Doing creates a narrative experience – actions form sequences. Knowledge is enacted and so it sits even more forcefully in the mind – in the narrative elements of memory AND in the spacial elements. It’s like having your knowledge parked in two spaces in case someone blocks you in. In spite of the huge importance of semantic memory in our testing culture (our memory for words), under stress, this is the first system to break down. Remember that tip of the tongue feeling? Having knowledge stored in other places, can relieve the stress and help to unlock the words. Activity is an insurance policy and it helps us to secure meaning and understanding.
So, in English and Philosophy, we mostly talk and we mostly do. The writing comes at home – the output. Our time in class is spent laying the foundations for the writing.
The best salads have a variety of ingredients. Facts through direct instruction might form one of them. But we can pour all manner of facts into the ears of children, and if they don’t process them, we might as well not have bothered. We also need dressing.
Too many ingredients though, and the salad becomes inedible. We can argue all we like about what knowledge is important for them to learn, but there is simply too much of it to cram into a curriculum and acquiring the rest will be a life long journey for them. If we don’t instill a love for learning and stoke curiosity, we’re peeing into the proverbial wind.

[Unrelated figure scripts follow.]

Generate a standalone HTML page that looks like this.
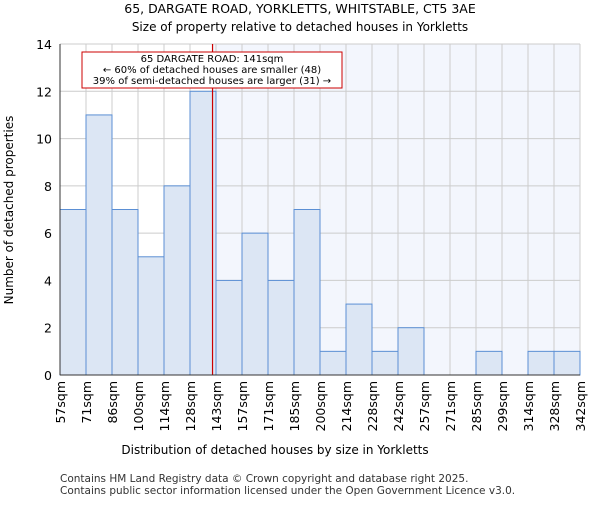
<!DOCTYPE html>
<html><head><meta charset="utf-8"><style>body{margin:0;background:#fff}svg{font-family:"DejaVu Sans","Liberation Sans",sans-serif}</style></head>
<body>
<svg id="c" width="600" height="500" xmlns="http://www.w3.org/2000/svg">
<text x="300" y="13" text-anchor="middle" font-size="12.5">65, DARGATE ROAD, YORKLETTS, WHITSTABLE, CT5 3AE</text>
<text x="300" y="31" text-anchor="middle" font-size="12">Size of property relative to detached houses in Yorkletts</text>
<g id="plot"></g>
<text x="275" y="454" text-anchor="middle" font-size="12">Distribution of detached houses by size in Yorkletts</text>
<text transform="translate(13,210) rotate(-90)" text-anchor="middle" font-size="12">Number of detached properties</text>
<text x="60" y="482" font-size="10.5" fill="#333">Contains HM Land Registry data © Crown copyright and database right 2025.</text>
<text x="60" y="494" font-size="10.5" fill="#333">Contains public sector information licensed under the Open Government Licence v3.0.</text>
</svg>
<script>
const edges=[57,71,86,100,114,128,143,157,171,185,200,214,228,242,257,271,285,299,314,328,342];
const counts=[7,11,7,5,8,12,4,6,4,7,1,3,1,2,0,0,1,0,1,1];
const yTicks=[0,2,4,6,8,10,12,14];
const propSize=141;
const X0=60,X1=580,Y0=375,Y1=44,yMax=14;
const bw=(X1-X0)/counts.length;
const xi=i=>X0+i*bw;
const y=v=>Y0-(v/yMax)*(Y0-Y1);
function xv(v){for(let i=0;i<edges.length-1;i++){if(v<=edges[i+1])return xi(i)+(v-edges[i])/(edges[i+1]-edges[i])*bw;}return X1;}
const NS="http://www.w3.org/2000/svg",g=document.getElementById('plot');
function el(t,a,p){const e=document.createElementNS(NS,t);for(const k in a)e.setAttribute(k,a[k]);(p||g).appendChild(e);return e;}
const px=xv(propSize);
let e=el('rect',{x:px,y:Y1,width:X1-px,height:Y0-Y1,fill:'#f3f6fd'});


yTicks.forEach(t=>{let l=el('line',{x1:X0,x2:X1,y1:y(t),y2:y(t),stroke:'#ccc'});


let tx=el('text',{x:X0-8,y:y(t)+5,'text-anchor':'end','font-size':12.5});tx.textContent=t;

});
edges.forEach((v,i)=>{let l=el('line',{x1:xi(i),x2:xi(i),y1:Y1,y2:Y0,stroke:'#ccc'});


let tx=el('text',{transform:`translate(${xi(i)+5},${Y0+6}) rotate(-90)`,'text-anchor':'end','font-size':12.5});tx.textContent=v+'sqm';

});
counts.forEach((c,i)=>{if(c<=0)return;let r=el('rect',{x:xi(i),y:y(c),width:bw,height:Y0-y(c),fill:'#dce6f4',stroke:'#5b8fd4','stroke-width':1});

});
e=el('line',{x1:px,x2:px,y1:Y1,y2:Y0,stroke:'#c00','stroke-width':1.2});


e=el('rect',{x:82,y:52,width:260,height:36,fill:'#fff',stroke:'#c00'});


["65 DARGATE ROAD: 141sqm","← 60% of detached houses are smaller (48)","39% of semi-detached houses are larger (31) →"].forEach((s,k)=>{let t=el('text',{x:212,y:62+k*11,'text-anchor':'middle','font-size':10});t.textContent=s;

});
e=el('line',{x1:X0,x2:X0,y1:Y1,y2:Y0,stroke:'#333'});


e=el('line',{x1:X0,x2:X1,y1:Y0,y2:Y0,stroke:'#333'});


</script>
</body></html>
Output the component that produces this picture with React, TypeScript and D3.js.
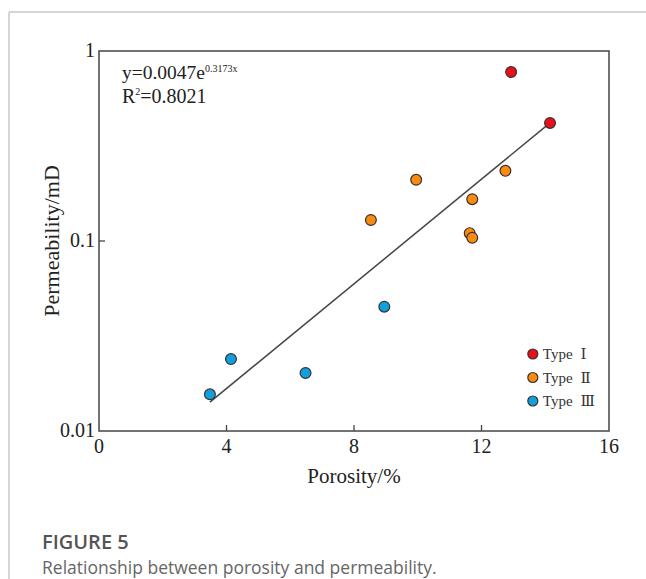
import * as d3 from 'd3';
import React from 'react';

// porosity (%) and permeability (mD)
const typeOnePorosity = [12.93, 14.15];
const typeOnePerm = [0.775, 0.418];
const typeTwoPorosity = [9.95, 8.53, 12.75, 11.71, 11.63, 11.71];
const typeTwoPerm = [0.21, 0.129, 0.234, 0.166, 0.11, 0.104];
const typeThreePorosity = [8.95, 4.14, 6.48, 3.48];
const typeThreePerm = [0.0451, 0.0239, 0.0202, 0.0156];

const seriesNames = ['Ⅰ', 'Ⅱ', 'Ⅲ'];
const seriesColors = ['#e8101c', '#f98c10', '#10a0e0'];

const xTicks = [0, 4, 8, 12, 16];
const yTicks = [0.01, 0.1, 1];
const yTickLabels = ['0.01', '0.1', '1'];

// fitted curve y = 0.0047 e^(0.3173x), drawn over the data range
const fitA = 0.0047;
const fitB = 0.3173;
const fitRange = [3.48, 14.15];

const serif = '"Liberation Serif", "Times New Roman", "DejaVu Serif", serif';
const sans = '"Open Sans", "Noto Sans", sans-serif';

const App = () => {
  const margin = { top: 51, right: 37, bottom: 148, left: 99 };
  const width = 646;
  const height = 579;
  const innerW = width - margin.left - margin.right;
  const innerH = height - margin.top - margin.bottom;

  const x = d3.scaleLinear().domain([0, 16]).range([0, innerW]);
  const y = d3.scaleLog().domain([0.01, 1]).range([innerH, 0]);

  const groups = [
    typeOnePorosity.map((p, i) => ({ p, k: typeOnePerm[i] })),
    typeTwoPorosity.map((p, i) => ({ p, k: typeTwoPerm[i] })),
    typeThreePorosity.map((p, i) => ({ p, k: typeThreePerm[i] })),
  ];

  const fitLine = d3.line<number>()
    .x((d) => x(d))
    .y((d) => y(fitA * Math.exp(fitB * d)));

  return (
    <svg width={width} height={height} style={{ position: 'absolute', left: 0, top: 0 }}>
      <rect width={width} height={height} fill='#fff' />
      {/* card border */}
      <line x1={9} x2={width} y1={12} y2={12} stroke='#c8c8c8' strokeWidth={1.5} />
      <line x1={9} x2={9} y1={12} y2={height} stroke='#c8c8c8' strokeWidth={1.5} />

      <g transform={`translate(${margin.left}, ${margin.top})`}>
        <rect width={innerW} height={innerH} fill='none' stroke='#444' strokeWidth={1.5} />
        {xTicks.slice(1, -1).map((t) => (
          <line key={t} x1={x(t)} x2={x(t)} y1={innerH} y2={innerH - 6} stroke='#444' strokeWidth={1.3} />
        ))}
        {yTicks.slice(1, -1).map((t) => (
          <line key={t} x1={0} x2={6} y1={y(t)} y2={y(t)} stroke='#444' strokeWidth={1.3} />
        ))}
        {xTicks.map((t) => (
          <text key={t} x={x(t)} y={innerH + 22} textAnchor='middle' fontFamily={serif} fontSize={20} fill='#222'>{t}</text>
        ))}
        {yTicks.map((t, i) => (
          <text key={t} x={-4} y={y(t) + 6} textAnchor='end' fontFamily={serif} fontSize={20} fill='#222'>{yTickLabels[i]}</text>
        ))}

        <path d={fitLine(fitRange) ?? ''} fill='none' stroke='#444' strokeWidth={1.5} />

        {groups.map((g, gi) => g.map((d, i) => (
          <circle key={`${gi}-${i}`} cx={x(d.p)} cy={y(d.k)} r={5.4} fill={seriesColors[gi]} stroke='#3a3030' strokeWidth={1.2} />
        )))}

        <text x={23} y={28} fontFamily={serif} fontSize={19.5} fill='#222'>
          y=0.0047e<tspan dy={-7} fontSize={10}>0.3173x</tspan>
        </text>
        <text x={23} y={52} fontFamily={serif} fontSize={20} fill='#222'>
          R<tspan dy={-8} fontSize={10}>2</tspan><tspan dy={8}>=0.8021</tspan>
        </text>

        {seriesNames.map((name, i) => (
          <g key={name} transform={`translate(${x(13.61)}, ${303 + i * 23.5})`}>
            <circle r={5} fill={seriesColors[i]} stroke='#3a3030' strokeWidth={1.2} />
            <text x={10} y={5} fontFamily={serif} fontSize={15} fill='#333'>
              Type<tspan dx={8}>{name}</tspan>
            </text>
          </g>
        ))}
      </g>

      <text x={margin.left + innerW / 2} y={margin.top + innerH + 52} textAnchor='middle' fontFamily={serif} fontSize={21} fill='#222'>Porosity/%</text>
      <text transform={`translate(59, ${margin.top + innerH / 2}) rotate(-90)`} textAnchor='middle' fontFamily={serif} fontSize={22} fill='#222'>Permeability/mD</text>

      <text x={42} y={549} fontFamily={sans} fontSize={20} fontWeight={600} fill='#555'>FIGURE 5</text>
      <text x={42} y={574} fontFamily={sans} fontSize={17.5} fill='#666'>Relationship between porosity and permeability.</text>
    </svg>
  );
};

export default App;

Children will make choices based on their feelings and this will persist throughout their lives. Feelings will impact on which choices they make for exams. They will impact on their career choices. They will haunt their nightmares and dreams of the future. Emotions matter. To argue otherwise is, well, unfeeling. And positive emotions stem from positive relationships. That might be a strict and positive relationship – each teacher will find their own stride in that respect, but the way you make children feel about themselves and the matter in hand are important. Don’t forget it.
So let’s stop arguing and let’s figure out instead, how to make whatever it is they are learning engaging and relevant. Because otherwise they won’t remember it. Let’s bear in mind that relevant need not mean real – harness the imagination. Let’s not forget that engagement does not always mean ‘fun’ and it is not easy. It is about purpose and absorption and a belief that what you are doing is important. That takes thought, planning and care. It demands new knowledge from you, because as soon as you become a teacher, your specialist subject is ‘Children’. And if all that seems too hard to learn then, frankly, you’re in the wrong job. Fact.